Bisnis.com, JAKARTA - Dalam edisi terbaru Mobility Report dari Ericsson menunjukkan dari 100 aplikasi teratas di Indonesia masih didominasi penyedia aplikasi luar negeri dan hanya 12% yang merupakan aplikasi lokal atau regional.
Ronni Nurmal, Vice President, Head of Network Product Unit Ericsson Indonesia & Timor Leste mengatakan pengembangan beragam kegunaan yang inovatif akan membantu percepatan penerapan layanan internet dan broadband di kawasan Asia Tenggara dan Oseania.
“Saat ini, kegunaan inovatif yang populer di Indonesia meliputi perbankan, belanja, transportasi, dan perjalanan online. Namun, pasar masih terus didominasi oleh aplikasi selular luar negeri, dan hanya 12% dari total 100 aplikasi dibuat penyedia aplikasi lokal atau regional,” ujarnya dalam acara Pemaparan Ericsson Mobility Report di Jakarta, Kamis (6/7).
Dia mengatakan kemampuan orang Indonesia dalam menikmati mobile broadband dan Internet sudah semakin baik dan banyak dengan jangkauan yang semakin luas. Menurutnya, ini perlu dilihats ebagai kesempatan dengan mengembangkan aplikasi yang memiliki dampak positif bagi produktivitas.
“Jadi bukan hanya browsing dan sosmed, misalnya untuk pertanian, dulu petani tidak memiliki coverage, sekarang bisa saja dikembangkan aplikasi terkait informasi harga, cuaca, tingkat kesuburan sehingga produktivitas bisa lebih baik lagi. Termasuk di bidang lain, seperti otomotif, smart city, smart building dan lainnya,” jelasnya.
Dia mengatakan untuk aplikasi yang digunakan memang tidak dapat 100% lokal karena sudah ada aplikasi luar yang telah hadir sebelumnya seperti Facebook, Instagram dan lainnya. Namun, menurutnya yang perlu dibangun dengan tingkat keunikan Indonesia yang beragam dapat dikembangkan aplikasi yang sesuai.
“Kembali lagi, jika aplikasi itu bisa diimplementasikan akan banyak masyarakat Indonesia menggunakan aplikasi original yang dikembangkan lokal, misal untuk pariwisata. Indonesia dengan populasinya yang besar, punya ruang untuk berimprovisasi sangat besar,” katanya.

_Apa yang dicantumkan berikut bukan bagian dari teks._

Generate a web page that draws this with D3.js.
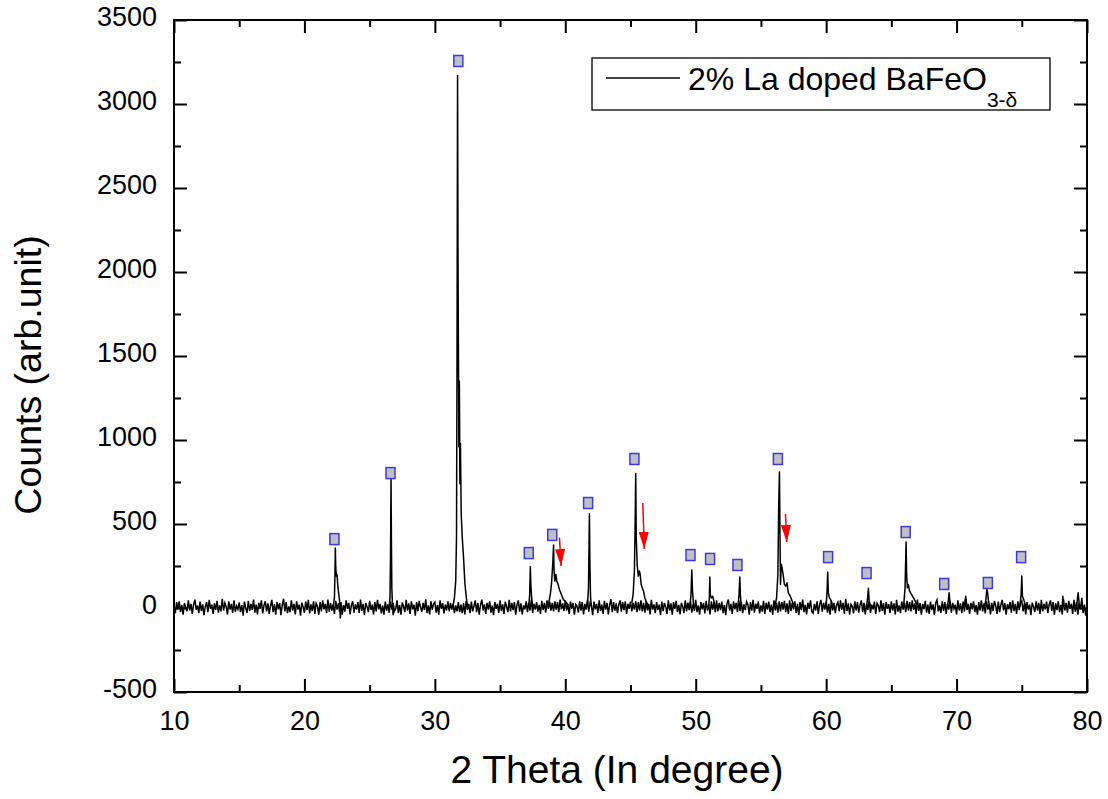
<!DOCTYPE html>
<html>
<head>
<meta charset="utf-8">
<script src="https://cdn.jsdelivr.net/npm/d3@7"></script>
<style>
  body { margin: 0; background: #fff; }
  text { font-family: Arial, "Liberation Sans", sans-serif; fill: #000; }
</style>
</head>
<body>
<svg id="chart"></svg>
<script>
// background counts, one value every 0.1 deg from 10.0 (one row per degree)
const background = [
  12,-30,35,-8,40,-25,18,-40,30,5,
  -20,45,-15,25,-35,20,50,-10,15,-30,
  38,-18,22,-42,10,35,-25,48,-5,20,
  -35,28,-12,42,-28,15,-20,55,-15,30,
  8,-38,40,-10,25,-30,45,-22,12,-8,
  33,-25,18,-45,38,0,-30,42,-18,25,
  -12,50,-28,20,-38,30,-5,45,-32,15,
  40,-20,28,-35,12,48,-25,22,-40,35,
  -8,30,-42,18,55,-20,35,-30,10,-25,
  45,-15,25,-38,40,-10,20,-45,32,5,
  -28,38,-12,48,-32,22,-18,40,-35,28,
  10,-40,35,-20,45,-8,25,-30,50,-22,
  30,-15,20,-35,42,-10,28,-25,35,-40,
  18,-22,45,-5,30,-38,15,40,-28,22,
  -10,35,-30,50,-18,25,-42,30,8,-25,
  42,-12,20,-38,35,-20,48,-8,25,-32,
  15,-40,38,-15,22,-28,40,-10,30,-20,
  -5,45,-30,18,-40,32,10,-25,48,-15,
  28,-35,40,-8,20,-45,35,-18,42,5,
  -22,30,-12,52,-30,15,-38,40,-10,25,
  35,-28,18,-40,45,-5,28,-32,20,-15,
  40,-20,30,-10,25,-30,15,-20,35,-25,
  20,-30,28,-38,42,-12,25,-30,38,-20,
  12,45,-25,30,-40,18,50,-15,22,-35,
  30,-10,40,-28,15,-42,35,-5,25,-30,
  45,-18,22,-35,38,8,-25,48,-20,30,
  -12,35,-40,20,45,-22,28,-38,15,-8,
  40,-25,32,-15,50,-30,25,-10,35,-22,
  18,-35,42,-12,30,-28,45,-5,38,-15,
  30,-20,40,-10,35,-25,50,-8,28,-18,
  45,-15,25,-35,38,-5,30,-40,22,10,
  -28,40,-15,35,-38,25,-10,48,-22,30,
  15,-42,38,-8,25,-30,45,-18,20,-35,
  42,-10,30,-38,18,52,-25,35,-15,28,
  -30,20,45,-22,35,-12,40,-35,25,-5,
  38,-20,30,-10,40,-25,35,-15,45,-20,
  30,-28,40,-15,25,-38,48,-10,22,-30,
  35,-12,20,-42,38,-18,30,8,-35,45,
  -15,28,-40,35,-5,42,-25,18,-38,30,
  10,-30,45,-20,32,-12,40,-28,25,-18,
  48,-25,15,-40,35,-8,30,-32,42,-15,
  22,-38,40,-10,35,-25,45,-20,30,-12,
  38,-30,18,-42,28,50,-15,25,-35,40,
  -8,30,-25,45,-18,35,-30,22,-12,38,
  20,-40,35,-15,48,-28,25,-5,40,-32,
  15,-22,42,-35,30,-10,38,-25,20,-40,
  45,-15,30,-28,40,-20,35,-10,42,-25,
  28,-35,45,-18,30,-8,40,-30,25,-42,
  35,-12,50,-25,18,-38,32,-5,45,-20,
  -30,25,-15,40,-35,20,48,-22,30,-10,
  38,-28,25,-40,42,-15,30,-30,20,35,
  -20,45,-10,30,-35,55,-18,28,-40,22,
  10,-32,40,-15,35,-28,18,45,-25,30,
  -38,25,-12,42,-30,20,-8,38,-35,28,
  15,-25,45,-18,30,-40,35,-5,22,-30,
  40,-15,28,-38,48,-22,15,-30,38,-10,
  30,-25,42,-15,35,-20,45,-12,28,-35,
  50,-18,30,-40,25,-8,42,-28,20,-35,
  38,-12,22,-42,30,48,-20,15,-30,40,
  -18,35,-35,25,-10,42,-28,30,-5,20,
  -38,45,-15,28,-30,38,-22,50,-12,25,
  -35,30,-8,40,-25,18,-40,35,-15,45,
  -20,28,-32,40,-10,25,-38,30,-18,42,
  12,-35,38,-25,20,48,-15,30,-40,22,
  -8,35,-28,45,-18,25,-35,40,-12,30,
  42,-20,28,-38,35,-10,20,-42,32,8,
  -25,40,-15,30,-35,48,-20,25,-8,38,
  -30,22,45,-18,35,-40,28,-12,40,-25,
  18,-38,50,-15,30,-28,42,-5,25,-35,
  48,-22,35,-40,28,-10,60,-30,20,-45,
  10
]
const bgStart = 10, bgStep = 0.1

// Bragg peaks, [2 theta, counts]
const peakProfiles = [
  [[22.2,10],[22.3,60],[22.34,200],[22.37,357],[22.4,240],[22.45,190],[22.5,200],[22.56,130],[22.62,90],[22.7,40],[22.75,-60],[22.85,10]],
  [[26.5,10],[26.56,60],[26.6,300],[26.64,770],[26.67,400],[26.7,120],[26.75,20],[26.8,-40],[26.85,10]],
  [[31.4,15],[31.5,60],[31.6,160],[31.66,420],[31.7,1500],[31.74,3170],[31.78,2000],[31.84,960],[31.88,1350],[31.92,740],[31.96,980],[32.02,560],[32.1,420],[32.2,300],[32.3,150],[32.4,70],[32.5,10]],
  [[37.2,10],[37.27,80],[37.32,246],[37.36,140],[37.42,60],[37.5,10]],
  [[38.7,20],[38.85,80],[38.95,150],[39.05,280],[39.1,375],[39.14,220],[39.2,160],[39.28,200],[39.35,160],[39.45,140],[39.55,110],[39.7,80],[39.85,50],[40,40],[40.2,20]],
  [[41.7,15],[41.78,120],[41.85,561],[41.89,250],[41.94,60],[42,10]],
  [[45.1,30],[45.2,80],[45.3,220],[45.36,520],[45.4,800],[45.44,420],[45.52,250],[45.6,190],[45.68,220],[45.74,200],[45.82,140],[45.9,120],[46,100],[46.1,60],[46.25,30],[46.4,10]],
  [[49.55,10],[49.64,80],[49.7,226],[49.75,110],[49.82,30],[49.9,10]],
  [[51,10],[51.05,70],[51.08,185],[51.12,80],[51.2,60],[51.3,70],[51.4,40],[51.5,10]],
  [[53.25,10],[53.32,80],[53.38,185],[53.43,70],[53.5,10]],
  [[56.1,20],[56.2,60],[56.3,200],[56.36,600],[56.42,810],[56.46,450],[56.5,140],[56.56,260],[56.62,240],[56.7,200],[56.8,140],[56.9,130],[57,150],[57.1,90],[57.25,70],[57.4,40],[57.6,10]],
  [[60,10],[60.07,100],[60.12,214],[60.17,90],[60.25,60],[60.35,50],[60.5,10]],
  [[63.1,10],[63.18,60],[63.24,117],[63.3,40],[63.4,10]],
  [[65.95,20],[66.05,120],[66.13,393],[66.17,200],[66.23,120],[66.3,140],[66.4,100],[66.55,80],[66.7,60],[66.9,30],[67.1,10]],
  [[69.3,10],[69.38,50],[69.43,91],[69.5,20]],
  [[70.6,10],[70.7,70],[70.8,10]],
  [[72.15,10],[72.25,50],[72.32,113],[72.38,90],[72.45,40],[72.55,10]],
  [[74.85,10],[74.95,80],[75,190],[75.05,70],[75.15,50],[75.3,10]],
  [[78.1,10],[78.15,70],[78.2,10]],
  [[79.2,10],[79.32,91],[79.42,10]]
]

// square peak markers
const markerTheta = [22.3, 26.6, 31.8, 37.2, 39.0, 41.75, 45.3, 49.6, 51.1, 53.2, 56.3, 60.15, 63.1, 66.1, 69.05, 72.4, 74.95]
const markerCounts = [410, 803, 3256, 327, 435, 625, 887, 315, 292, 256, 887, 303, 208, 452, 143, 149, 303]

// red arrows: [theta start, counts start, theta tip, counts tip]
const arrows = [
  [39.55, 420, 39.68, 190],
  [45.94, 625, 46.06, 292],
  [56.88, 560, 56.98, 333]
]

const xTicks = [10, 20, 30, 40, 50, 60, 70, 80]
const yTicks = [-500, 0, 500, 1000, 1500, 2000, 2500, 3000, 3500]

const width = 1108, height = 799
const margin = {top: 20, right: 21, bottom: 107, left: 174}

const svg = d3.select('#chart')
    .attr('width', width)
    .attr('height', height)

const x = d3.scaleLinear().domain([10, 80]).range([margin.left, width - margin.right])
const y = d3.scaleLinear().domain([-500, 3500]).range([height - margin.bottom, margin.top])

const x0 = x.range()[0], x1 = x.range()[1]
const y0 = y.range()[0], y1 = y.range()[1]

const fmt = d => d3.format('d')(d).replace('−', '-')

// axes (ticks point inward, on all four sides)
const xMinor = d3.range(15, 80, 10)
const yMinor = d3.range(-250, 3500, 500)

const axisStyle = g => {
    g.select('.domain').remove()
    g.selectAll('line').attr('stroke', '#000').attr('stroke-width', 2)
    g.selectAll('text').style('font-size', '27px')
}

svg.append('g')
    .attr('transform', `translate(0,${y0})`)
    .call(d3.axisBottom(x).tickValues(xTicks).tickSize(-13).tickPadding(19).tickFormat(fmt))
    .call(axisStyle)
svg.append('g')
    .attr('transform', `translate(0,${y0})`)
    .call(d3.axisBottom(x).tickValues(xMinor).tickSize(-7).tickFormat(''))
    .call(axisStyle)
svg.append('g')
    .attr('transform', `translate(0,${y1})`)
    .call(d3.axisTop(x).tickValues(xTicks).tickSize(-13).tickFormat(''))
    .call(axisStyle)
svg.append('g')
    .attr('transform', `translate(0,${y1})`)
    .call(d3.axisTop(x).tickValues(xMinor).tickSize(-7).tickFormat(''))
    .call(axisStyle)

svg.append('g')
    .attr('transform', `translate(${x0},0)`)
    .call(d3.axisLeft(y).tickValues(yTicks).tickSize(-13).tickPadding(17).tickFormat(fmt))
    .call(axisStyle)
    .selectAll('text').attr('dy', '0.22em')
svg.append('g')
    .attr('transform', `translate(${x0},0)`)
    .call(d3.axisLeft(y).tickValues(yMinor).tickSize(-7).tickFormat(''))
    .call(axisStyle)
svg.append('g')
    .attr('transform', `translate(${x1},0)`)
    .call(d3.axisRight(y).tickValues(yTicks).tickSize(-13).tickFormat(''))
    .call(axisStyle)
svg.append('g')
    .attr('transform', `translate(${x1},0)`)
    .call(d3.axisRight(y).tickValues(yMinor).tickSize(-7).tickFormat(''))
    .call(axisStyle)

// frame
svg.append('rect')
    .attr('x', x0).attr('y', y1)
    .attr('width', x1 - x0).attr('height', y0 - y1)
    .attr('fill', 'none').attr('stroke', '#000').attr('stroke-width', 2)

// background noise + peaks
const line = d3.line().x(d => x(d[0])).y(d => y(d[1]))

svg.append('path')
    .datum(background)
    .attr('d', d3.line().x((d, i) => x(bgStart + i * bgStep)).y(d => y(d)))
    .attr('fill', 'none')
    .attr('stroke', '#000')
    .attr('stroke-width', 1.5)

svg.append('g')
    .selectAll('path')
    .data(peakProfiles)
    .join('path')
        .attr('d', line)
        .attr('fill', 'none')
        .attr('stroke', '#000')
        .attr('stroke-width', 1.5)
        .attr('stroke-linejoin', 'round')

// peak markers
svg.append('g')
    .selectAll('rect')
    .data(markerTheta)
    .join('rect')
        .attr('x', d => x(d) - 4.5)
        .attr('y', (d, i) => y(markerCounts[i]) - 5.5)
        .attr('width', 9)
        .attr('height', 11)
        .attr('fill', '#c0c0c0')
        .attr('stroke', '#3a3ae6')
        .attr('stroke-width', 1.5)

// red arrows
svg.append('defs').append('marker')
    .attr('id', 'head')
    .attr('viewBox', '0 0 17 10')
    .attr('refX', 17).attr('refY', 5)
    .attr('markerWidth', 17).attr('markerHeight', 10)
    .attr('markerUnits', 'userSpaceOnUse')
    .attr('orient', 'auto')
    .append('path')
        .attr('d', 'M0,0 L17,5 L0,10 Z')
        .attr('fill', '#ff0000')

svg.append('g')
    .selectAll('line')
    .data(arrows)
    .join('line')
        .attr('x1', d => x(d[0])).attr('y1', d => y(d[1]))
        .attr('x2', d => x(d[2])).attr('y2', d => y(d[3]) - 10)
        .attr('stroke', '#ff0000')
        .attr('stroke-width', 1.5)
        .attr('marker-end', 'url(#head)')

// axis titles
svg.append('text')
    .attr('x', 617).attr('y', 783)
    .attr('text-anchor', 'middle')
    .style('font-size', '39px')
    .text('2 Theta (In degree)')

svg.append('text')
    .attr('transform', 'translate(41,375) rotate(-90)')
    .attr('text-anchor', 'middle')
    .style('font-size', '37.5px')
    .text('Counts (arb.unit)')

// legend
const legend = svg.append('g')
legend.append('rect')
    .attr('x', 592).attr('y', 58)
    .attr('width', 458).attr('height', 52)
    .attr('fill', '#fff').attr('stroke', '#000').attr('stroke-width', 1.3)
legend.append('line')
    .attr('x1', 606).attr('x2', 680)
    .attr('y1', 78).attr('y2', 78)
    .attr('stroke', '#000').attr('stroke-width', 1.3)
const lt = legend.append('text')
    .attr('x', 688).attr('y', 90)
    .style('font-size', '32px')
lt.append('tspan').text('2% La doped BaFeO')
lt.append('tspan').attr('dy', 17).style('font-size', '21px').text('3-δ')
</script>
</body>
</html>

Selain itu, menurutnya hal ini menjadi peluang bisnis bagi operator seluler dengan potensi untuk berkembang lebih jauh menjadi kegunaan baru sebagai bagian dari upaya untuk mewujudkan Indonesia yang lebih digital, seperti misalnya aplikasi terkait perangkat terhubung IoT.
“Pada akhir 2016, perangkat segmen IoT short range atau jangkauan pendek akan menjadi tipe utama dari perangkat yang terhubung dengan IoT di Asia Tenggara dan Oseania, dan akan diikuti oleh perangkat seluler,” katanya.
Pada 2022, baik segmen IoT short range maupun selular diperkirakan akan bertahan pada posisinya saat ini. Menurutnya, penyedia layanan seluler yang memanfaatkan peluang IoT untuk segmen perusahaan perlu mempertimbangkan peluang bisnis serta kebutuhan konektivitasnya agar bisa menerapkan infrastruktur yang tepat, baik untuk IoT short range maupun konektivitas 5G.
“Operator perlu mendiferensiasikan penawaran lewat IoT, lewat tiga hal yaitu IoT connectivity provider, IoT service enabler, dan IoT service creator,” katanya.
Dia menambahkan Pemerintah dengan Badan Ekonomi Kreatif juga sudah mendorong industri kreatif agar mengembangkan aplikasi lokal dan IoT.
“Kita lihat keselarasan antara pemangku kekuasaan untuk membuat regulasi sehingga operator memiliki bisnis model yang dikembangkan,” katanya.